Your goal: Return the material exactly, first line through the line containing "132, 60, 3];", and nothing more. Pictures stay out.

========================

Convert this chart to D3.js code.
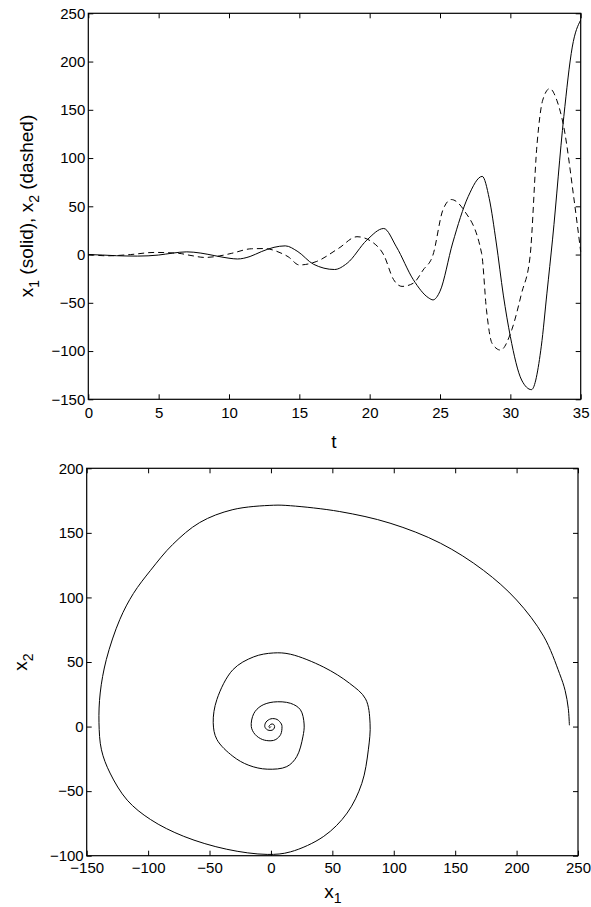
<!DOCTYPE html>
<html>
<head>
<meta charset="utf-8">
<script src="https://cdn.jsdelivr.net/npm/d3@7"></script>
<style>
  body { margin: 0; background: #fff; }
  svg { display: block; }
  text { font-family: "Liberation Sans", Arial, sans-serif; fill: #000; }
</style>
</head>
<body>
<svg width="591" height="907"></svg>
<script>
// top panel: x1 (solid) and x2 (dashed) against t
const solidT  = [0, 1, 2, 3.5, 5, 6, 7, 8, 9, 10, 10.6, 11.5, 12.3, 13.2, 14, 14.9, 16, 17.5, 18.4, 19.8, 21, 21.9, 23.1, 24.2, 24.5, 25, 25.9, 27, 28, 28.5, 29, 29.5, 30, 30.8, 31.5, 32.2, 32.6, 33, 33.8, 34.4, 35];
const solidX1 = [0, -0.5, -1.2, -1.6, -0.5, 1.5, 2.8, 1.5, -1.2, -3.8, -4.6, -2, 3, 7.5, 9, 3, -10, -15.5, -9, 15, 27, 8, -26, -45, -47, -38, 12, 60, 81, 58, 12, -42, -85, -130, -140, -95, -40, 16, 143, 215, 243];

const dashedT  = [0, 1.4, 3, 4.7, 6.4, 7.3, 8.3, 9.3, 10.2, 11.6, 12.5, 13.7, 14.2, 15, 16.2, 17.8, 19.1, 20.3, 21, 21.7, 22.3, 23.1, 23.8, 24.5, 25.2, 25.8, 26.7, 27.96, 28.3, 28.7, 29.3, 30.1, 30.8, 31.4, 31.9, 32.3, 32.8, 33.3, 33.8, 34.5, 35];
const dashedX2 = [0, -1.3, 0, 2.2, 1.3, -1, -3, -1.5, 1.3, 6, 6.2, 1.5, -2.2, -10.8, -7.3, 6.5, 18.5, 11.7, -0.4, -26, -33, -29.7, -16, -0.4, 46, 57, 46, 1, -57, -92, -99, -78, -40, -2, 115, 160, 172, 160, 132, 60, 3];

const topXTicks = [0, 5, 10, 15, 20, 25, 30, 35];
const topYTicks = [-150, -100, -50, 0, 50, 100, 150, 200, 250];

// bottom panel: phase plane x2 against x1, traced from the centre outwards
const phaseX1 = [0, -1, -1.6, 0, 2, 3, 2, 0, -3, -5, -4, 0, 5, 8.5, 9, 8, 4, 0, -7, -13, -16, -14, -8, 2, 16, 24, 27, 26, 21, 12.9, -3, -18, -31, -44, -47, -44, -31, -14, 2, 16, 43, 64, 77, 80.7, 79.3, 74, 62, 43, 16, -3, -36, -71, -98, -117, -131, -138, -140, -139, -134, -123, -112, -98, -80, -58, -31, 2, 16, 56, 97, 138, 173, 200, 222, 235, 239.5, 242.1, 243];
const phaseX2 = [0, -1, 0, 1.8, 1.8, 0, -2.2, -3, -2.5, 0, 3.5, 6, 5.5, 2, 0, -6, -10, -11, -10, -6, 0, 10, 16, 19, 18, 13, 2, -8, -23.3, -31, -33, -30, -23, -10, 3, 21, 44, 54, 57, 56, 46, 33.5, 21.5, 2.6, -18, -44, -67, -85, -97, -99, -95, -85, -72, -57, -36, -18, 3, 26, 52, 83, 103, 121, 141, 158, 168, 171.4, 171, 166.5, 157.5, 142, 121, 98, 70, 41, 28, 14, 1];

const botXTicks = [-150, -100, -50, 0, 50, 100, 150, 200, 250];
const botYTicks = [-100, -50, 0, 50, 100, 150, 200];

const svg = d3.select('svg');
const fmt = d3.format('');

function drawFrame(g, x, y, xTicks, yTicks, xPad) {
    const [x0, x1] = x.range();
    const [y0, y1] = y.range();

    g.append('g')
        .attr('transform', `translate(0,${y0})`)
        .call(d3.axisBottom(x).tickValues(xTicks).tickSize(-5).tickSizeOuter(0).tickPadding(xPad).tickFormat(fmt))
        .call(a => a.select('.domain').remove());
    g.append('g')
        .attr('transform', `translate(0,${y1})`)
        .call(d3.axisTop(x).tickValues(xTicks).tickSize(-5).tickSizeOuter(0).tickFormat(''))
        .call(a => a.select('.domain').remove());
    g.append('g')
        .attr('transform', `translate(${x0},0)`)
        .call(d3.axisLeft(y).tickValues(yTicks).tickSize(-5).tickSizeOuter(0).tickPadding(3).tickFormat(fmt))
        .call(a => a.select('.domain').remove());
    g.append('g')
        .attr('transform', `translate(${x1},0)`)
        .call(d3.axisRight(y).tickValues(yTicks).tickSize(-5).tickSizeOuter(0).tickFormat(''))
        .call(a => a.select('.domain').remove());

    g.selectAll('.tick line').attr('stroke', '#000').attr('stroke-width', 1);
    g.selectAll('.tick text').style('font-size', '15px').attr('fill', '#000');

    g.append('rect')
        .attr('x', x0).attr('y', y1)
        .attr('width', x1 - x0).attr('height', y0 - y1)
        .attr('fill', 'none').attr('stroke', '#000').attr('stroke-width', 1.2);
}

// ---- top panel
const xTop = d3.scaleLinear().domain([0, 35]).range([88.3, 580.7]);
const yTop = d3.scaleLinear().domain([-150, 250]).range([399.3, 13.3]);

const topPanel = svg.append('g');

const lineSolid = d3.line()
    .x((d, i) => xTop(solidT[i]))
    .y(d => yTop(d))
    .curve(d3.curveMonotoneX);

const lineDashed = d3.line()
    .x((d, i) => xTop(dashedT[i]))
    .y(d => yTop(d))
    .curve(d3.curveMonotoneX);

topPanel.append('path')
    .attr('d', lineSolid(solidX1))
    .attr('fill', 'none').attr('stroke', '#000').attr('stroke-width', 1);

topPanel.append('path')
    .attr('d', lineDashed(dashedX2))
    .attr('fill', 'none').attr('stroke', '#000').attr('stroke-width', 1)
    .attr('stroke-dasharray', '6,4');

drawFrame(topPanel, xTop, yTop, topXTicks, topYTicks, 8.5);

topPanel.append('text')
    .attr('x', 334).attr('y', 448)
    .attr('text-anchor', 'middle')
    .style('font-size', '19px')
    .text('t');

const yLab = topPanel.append('text')
    .attr('transform', 'translate(33,206) rotate(-90)')
    .attr('text-anchor', 'middle')
    .style('font-size', '19px');
yLab.append('tspan').text('x');
yLab.append('tspan').attr('dy', 6).style('font-size', '14px').text('1');
yLab.append('tspan').attr('dy', -6).text(' (solid), x');
yLab.append('tspan').attr('dy', 6).style('font-size', '14px').text('2');
yLab.append('tspan').attr('dy', -6).text(' (dashed)');

// ---- bottom panel
const xBot = d3.scaleLinear().domain([-150, 250]).range([86.7, 578]);
const yBot = d3.scaleLinear().domain([-100, 200]).range([855.7, 468.3]);

const botPanel = svg.append('g');

const linePhase = d3.line()
    .x(d => xBot(d))
    .y((d, i) => yBot(phaseX2[i]))
    .curve(d3.curveCatmullRom.alpha(0.5));

botPanel.append('path')
    .attr('d', linePhase(phaseX1))
    .attr('fill', 'none').attr('stroke', '#000').attr('stroke-width', 1);

drawFrame(botPanel, xBot, yBot, botXTicks, botYTicks, 7);

const xLab = botPanel.append('text')
    .attr('x', 333).attr('y', 898)
    .attr('text-anchor', 'middle')
    .style('font-size', '19px');
xLab.append('tspan').text('x');
xLab.append('tspan').attr('dy', 5).style('font-size', '14px').text('1');

const y2Lab = botPanel.append('text')
    .attr('transform', 'translate(27,662) rotate(-90)')
    .attr('text-anchor', 'middle')
    .style('font-size', '19px');
y2Lab.append('tspan').text('x');
y2Lab.append('tspan').attr('dy', 6).style('font-size', '14px').text('2');
</script>
</body>
</html>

========================

Output:
Convert this chart to D3.js code.
<!DOCTYPE html>
<html>
<head>
<meta charset="utf-8">
<script src="https://cdn.jsdelivr.net/npm/d3@7"></script>
<style>
  body { margin: 0; background: #fff; }
  svg { display: block; }
  text { font-family: "Liberation Sans", Arial, sans-serif; fill: #000; }
</style>
</head>
<body>
<svg width="591" height="907"></svg>
<script>
// top panel: x1 (solid) and x2 (dashed) against t
const solidT  = [0, 1, 2, 3.5, 5, 6, 7, 8, 9, 10, 10.6, 11.5, 12.3, 13.2, 14, 14.9, 16, 17.5, 18.4, 19.8, 21, 21.9, 23.1, 24.2, 24.5, 25, 25.9, 27, 28, 28.5, 29, 29.5, 30, 30.8, 31.5, 32.2, 32.6, 33, 33.8, 34.4, 35];
const solidX1 = [0, -0.5, -1.2, -1.6, -0.5, 1.5, 2.8, 1.5, -1.2, -3.8, -4.6, -2, 3, 7.5, 9, 3, -10, -15.5, -9, 15, 27, 8, -26, -45, -47, -38, 12, 60, 81, 58, 12, -42, -85, -130, -140, -95, -40, 16, 143, 215, 243];

const dashedT  = [0, 1.4, 3, 4.7, 6.4, 7.3, 8.3, 9.3, 10.2, 11.6, 12.5, 13.7, 14.2, 15, 16.2, 17.8, 19.1, 20.3, 21, 21.7, 22.3, 23.1, 23.8, 24.5, 25.2, 25.8, 26.7, 27.96, 28.3, 28.7, 29.3, 30.1, 30.8, 31.4, 31.9, 32.3, 32.8, 33.3, 33.8, 34.5, 35];
const dashedX2 = [0, -1.3, 0, 2.2, 1.3, -1, -3, -1.5, 1.3, 6, 6.2, 1.5, -2.2, -10.8, -7.3, 6.5, 18.5, 11.7, -0.4, -26, -33, -29.7, -16, -0.4, 46, 57, 46, 1, -57, -92, -99, -78, -40, -2, 115, 160, 172, 160, 132, 60, 3];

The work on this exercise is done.